JIP: That is so right and so important that you can't, I think, stress it too much. The basic trouble in the West is that we have exchanged a God-centered view of life for a man-centered, self-centered, and relativistic view of life, of truth, of wisdom. Christianity immediately gets distorted and pulled out of shape, because we treat ourselves as the central focus of interest in our personal universe, and we think of God simply as there on the edge of our lives, so to speak, to help when we need him, to supply what we feel we lack. But we don't think in terms of God himself and God's glory as the goal of everything, and the life of worship as being the true fulfillment of our human nature. All of that has vanished, and instead we talk about satisfaction and peace and joy, understanding all these words in terms of feeling good. And the feel-good version of Christianity falsifies the real thing at just about every point.

And that feel-good version of Christianity means that everything in the church has to be fun. Now what happens when that's your criterion? Can catechism be fun?
JIP: It's not fun in the sense in which people use the word today; but it is very satisfying to the mind and heart when you begin to see how everything fits together in the Bible, with God at the center.

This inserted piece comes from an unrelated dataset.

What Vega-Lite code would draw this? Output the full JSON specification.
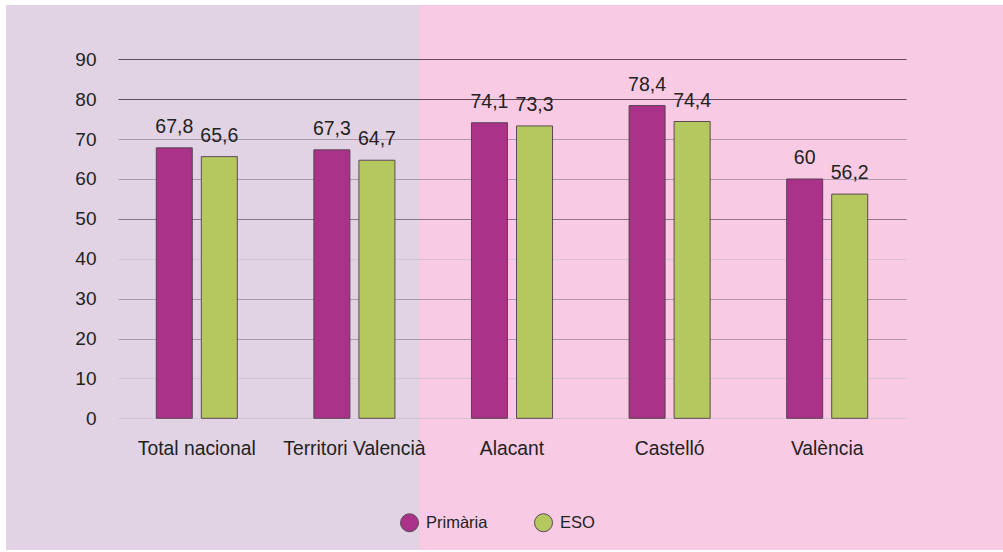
{
  "$schema": "https://vega.github.io/schema/vega-lite/v6.json",
  "width": 997,
  "height": 545,
  "autosize": "none",
  "padding": {"left": 6, "top": 5, "right": 0, "bottom": 2},
  "background": "#ffffff",
  "config": {
    "font": "Liberation Sans",
    "locale": {"number": {"decimal": ",", "thousands": ".", "grouping": [3], "currency": ["", " €"]}},
    "view": {
      "stroke": null,
      "fill": {
        "gradient": "linear", "x1": 0, "y1": 0, "x2": 1, "y2": 0,
        "stops": [
          {"offset": 0, "color": "#e2d3e4"},
          {"offset": 0.4147, "color": "#e2d3e4"},
          {"offset": 0.4148, "color": "#f9cae3"},
          {"offset": 1, "color": "#f9cae3"}
        ]
      }
    }
  },
  "data": {
    "values": [
      {"region": "Total nacional", "nivell": "Primària", "valor": 67.8},
      {"region": "Total nacional", "nivell": "ESO", "valor": 65.6},
      {"region": "Territori Valencià", "nivell": "Primària", "valor": 67.3},
      {"region": "Territori Valencià", "nivell": "ESO", "valor": 64.7},
      {"region": "Alacant", "nivell": "Primària", "valor": 74.1},
      {"region": "Alacant", "nivell": "ESO", "valor": 73.3},
      {"region": "Castelló", "nivell": "Primària", "valor": 78.4},
      {"region": "Castelló", "nivell": "ESO", "valor": 74.4},
      {"region": "València", "nivell": "Primària", "valor": 60},
      {"region": "València", "nivell": "ESO", "valor": 56.2}
    ]
  },
  "encoding": {
    "x": {
      "field": "region", "type": "nominal",
      "sort": ["Total nacional", "Territori Valencià", "Alacant", "Castelló", "València"],
      "scale": {"range": [112, 900], "paddingInner": 0, "paddingOuter": 0},
      "axis": {
        "orient": "bottom", "offset": -132, "title": null, "labelAngle": 0,
        "labelFontSize": 19.3, "labelColor": "#222222", "labelPadding": 21,
        "ticks": false, "domain": false, "grid": false, "labelLimit": 0
      }
    },
    "xOffset": {
      "field": "nivell", "type": "nominal", "sort": ["Primària", "ESO"],
      "scale": {"paddingInner": 0.2, "paddingOuter": 0.85}
    },
    "y": {
      "field": "valor", "type": "quantitative",
      "scale": {"domain": [0, 90], "range": [413.3, 54.3], "nice": false, "zero": true},
      "axis": {
        "orient": "left", "offset": -91, "title": null,
        "values": [0, 10, 20, 30, 40, 50, 60, 70, 80, 90],
        "labelFontSize": 19, "labelColor": "#222222", "labelPadding": 1,
        "ticks": false, "domain": false, "grid": true,
        "gridColor": {
          "condition": [
            {"test": "datum.value >= 80", "value": "#5e4b5c"},
            {"test": "datum.value == 50", "value": "#8a7688"},
            {"test": "datum.value == 40 || datum.value == 10 || datum.value == 0", "value": "#d6c2d4"}
          ],
          "value": "#ad99ab"
        },
        "gridWidth": 1
      }
    }
  },
  "layer": [
    {
      "mark": {"type": "bar", "stroke": "#4e3c4a", "strokeWidth": 0.9},
      "encoding": {
        "color": {
          "field": "nivell", "type": "nominal",
          "sort": ["Primària", "ESO"],
          "scale": {"domain": ["Primària", "ESO"], "range": ["#aa3389", "#b5c85f"]},
          "legend": {
            "orient": "none", "legendX": 394, "legendY": 508, "direction": "horizontal",
            "title": null, "symbolType": "circle", "symbolSize": 324,
            "symbolStrokeColor": "#5a4655", "symbolStrokeWidth": 1, "symbolOpacity": 1,
            "labelFontSize": 16.5, "labelColor": "#222222", "labelOffset": 7,
            "columnPadding": 44, "padding": 0
          }
        }
      }
    },
    {
      "mark": {"type": "text", "baseline": "alphabetic", "dy": -15, "fontSize": 19.5, "color": "#222222"},
      "encoding": {
        "text": {"field": "valor", "type": "quantitative", "format": "~g"}
      }
    }
  ]
}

To learn God centeredness in an orderly way delights the soul, and it makes you want to worship the God who is the source of all this truth and wisdom and beauty’because there is beauty in an orderly understanding of the faith.

A feast will always be more satisfying than a fast-food meal.
JIP: I have been a Christian for sixty-five years, and that has been my experience right through those sixty-five years from start to finish. Well, of course, I haven't finished yet.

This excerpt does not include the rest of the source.